= SOURCE DATA =
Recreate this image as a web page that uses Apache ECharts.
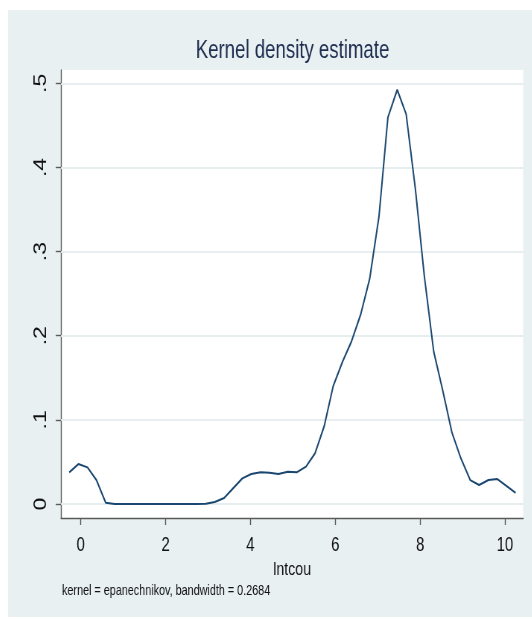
<!DOCTYPE html>
<html>
<head>
<meta charset="utf-8">
<script src="https://cdn.jsdelivr.net/npm/echarts@6/dist/echarts.min.js"></script>
<style>
html,body{margin:0;padding:0;background:#fff;overflow:hidden;width:532px;height:619px;}
#chart{position:absolute;left:8px;top:10px;height:607px;transform-origin:0 0;}
</style>
</head>
<body>
<div id="chart"></div>
<script>
// ---- data ----
const xValues = [-0.27,-0.055,0.16,0.37,0.59,0.80,1.02,1.23,1.45,1.66,1.88,2.09,2.30,2.52,2.73,2.95,3.16,3.38,3.59,3.81,
  4.02,4.24,4.45,4.66,4.88,5.09,5.31,5.52,5.74,5.95,6.17,6.38,6.60,6.81,7.03,7.24,7.46,7.67,7.89,8.10,
  8.32,8.53,8.75,8.96,9.18,9.39,9.61,9.82,10.04,10.25];
const density = [0.0377,0.0475,0.0436,0.0285,0.0016,0.0,0.0,0.0,0.0,0.0,0.0,0.0,0.0,0.0,0.0,0.0003,0.0024,0.0071,0.0186,0.0305,
  0.0357,0.0377,0.0373,0.0357,0.0384,0.0377,0.0444,0.0600,0.0927,0.140,0.169,0.193,0.2255,0.2675,0.3417,0.4594,0.4923,0.4634,0.3734,0.2703,
  0.1811,0.1356,0.0848,0.0543,0.0285,0.0226,0.0285,0.0297,0.0214,0.0134];
const xTicks = [0,2,4,6,8,10];
const xTickLabels = ['0','2','4','6','8','10'];
const yTicks = [0,0.1,0.2,0.3,0.4,0.5];
const yTickLabels = ['0','.1','.2','.3','.4','.5'];
const titleText = 'Kernel density estimate';
const xTitle = 'lntcou';
const noteText = 'kernel = epanechnikov, bandwidth = 0.2684';

// ---- layout ----
const S = 0.745;              // horizontal squeeze of the picture
const W = 524 / S;
const el = document.getElementById('chart');
el.style.width = W + 'px';
el.style.transform = 'scaleX(' + S + ')';
const FONT = '"Liberation Sans", Arial, sans-serif';
const AX = '#5a5a5a';

const chart = echarts.init(el, null, {renderer: 'canvas'});
chart.setOption({
  animation: false,
  backgroundColor: '#e8f0f2',
  title: [
    {text: titleText, left: (292.5 - 8) / S, top: 29, padding: 0, textAlign: 'center',
     textStyle: {fontSize: 25, fontWeight: 'normal', color: '#1e2d4f', fontFamily: FONT}},
    {text: noteText, left: (62 - 8) / S, top: 573, padding: 0,
     textStyle: {fontSize: 14.5, fontWeight: 'normal', color: '#111', fontFamily: FONT}}
  ],
  grid: {left: (61 - 8) / S, right: (532 - 523.5) / S, top: 60, bottom: 617 - 518,
         show: true, backgroundColor: '#ffffff', borderWidth: 0, outerBoundsMode: 'none'},
  xAxis: {
    type: 'value', min: -0.464, max: 10.43,
    axisLine: {show: true, onZero: false, lineStyle: {color: AX, width: 1.4}},
    axisTick: {show: true, customValues: xTicks, length: 7, lineStyle: {color: AX, width: 1.4}},
    axisLabel: {customValues: xTicks, margin: 17, fontSize: 20, color: '#111', fontFamily: FONT,
      formatter: v => xTickLabels[xTicks.indexOf(v)]},
    splitLine: {show: false},
    name: xTitle, nameLocation: 'middle', nameGap: 36,
    nameTextStyle: {fontSize: 19, color: '#111', fontFamily: FONT}
  },
  yAxis: {
    type: 'value', min: -0.0166, max: 0.5158,
    axisLine: {show: true, onZero: false, lineStyle: {color: AX, width: 1.4}},
    axisTick: {show: true, customValues: yTicks, length: 7, lineStyle: {color: AX, width: 1.4}},
    axisLabel: {customValues: yTicks, rotate: 90, margin: 15, fontSize: 23, color: '#111', fontFamily: FONT,
      formatter: v => yTickLabels[yTicks.indexOf(v)]},
    splitLine: {show: false}
  },
  series: [{
    type: 'line', z: 3, symbol: 'none', smooth: false,
    data: xValues.map((x, i) => [x, density[i]]),
    lineStyle: {color: '#1a476f', width: 2},
    markLine: {
      silent: true, z: 1, symbol: ['none', 'none'], label: {show: false},
      lineStyle: {color: '#e6eef0', width: 2, type: 'solid'},
      data: yTicks.map(v => ({yAxis: v}))
    }
  }]
});
</script>
</body>
</html>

= YOUR INSTRUCTIONS =
Leave out any pictures and return exactly the lines from the beginning of the data through the line with "const AX = '#5a5a5a';", inclusive.

= ANSWER BELOW =
Recreate this image as a web page that uses Apache ECharts.
<!DOCTYPE html>
<html>
<head>
<meta charset="utf-8">
<script src="https://cdn.jsdelivr.net/npm/echarts@6/dist/echarts.min.js"></script>
<style>
html,body{margin:0;padding:0;background:#fff;overflow:hidden;width:532px;height:619px;}
#chart{position:absolute;left:8px;top:10px;height:607px;transform-origin:0 0;}
</style>
</head>
<body>
<div id="chart"></div>
<script>
// ---- data ----
const xValues = [-0.27,-0.055,0.16,0.37,0.59,0.80,1.02,1.23,1.45,1.66,1.88,2.09,2.30,2.52,2.73,2.95,3.16,3.38,3.59,3.81,
  4.02,4.24,4.45,4.66,4.88,5.09,5.31,5.52,5.74,5.95,6.17,6.38,6.60,6.81,7.03,7.24,7.46,7.67,7.89,8.10,
  8.32,8.53,8.75,8.96,9.18,9.39,9.61,9.82,10.04,10.25];
const density = [0.0377,0.0475,0.0436,0.0285,0.0016,0.0,0.0,0.0,0.0,0.0,0.0,0.0,0.0,0.0,0.0,0.0003,0.0024,0.0071,0.0186,0.0305,
  0.0357,0.0377,0.0373,0.0357,0.0384,0.0377,0.0444,0.0600,0.0927,0.140,0.169,0.193,0.2255,0.2675,0.3417,0.4594,0.4923,0.4634,0.3734,0.2703,
  0.1811,0.1356,0.0848,0.0543,0.0285,0.0226,0.0285,0.0297,0.0214,0.0134];
const xTicks = [0,2,4,6,8,10];
const xTickLabels = ['0','2','4','6','8','10'];
const yTicks = [0,0.1,0.2,0.3,0.4,0.5];
const yTickLabels = ['0','.1','.2','.3','.4','.5'];
const titleText = 'Kernel density estimate';
const xTitle = 'lntcou';
const noteText = 'kernel = epanechnikov, bandwidth = 0.2684';

// ---- layout ----
const S = 0.745;              // horizontal squeeze of the picture
const W = 524 / S;
const el = document.getElementById('chart');
el.style.width = W + 'px';
el.style.transform = 'scaleX(' + S + ')';
const FONT = '"Liberation Sans", Arial, sans-serif';
const AX = '#5a5a5a';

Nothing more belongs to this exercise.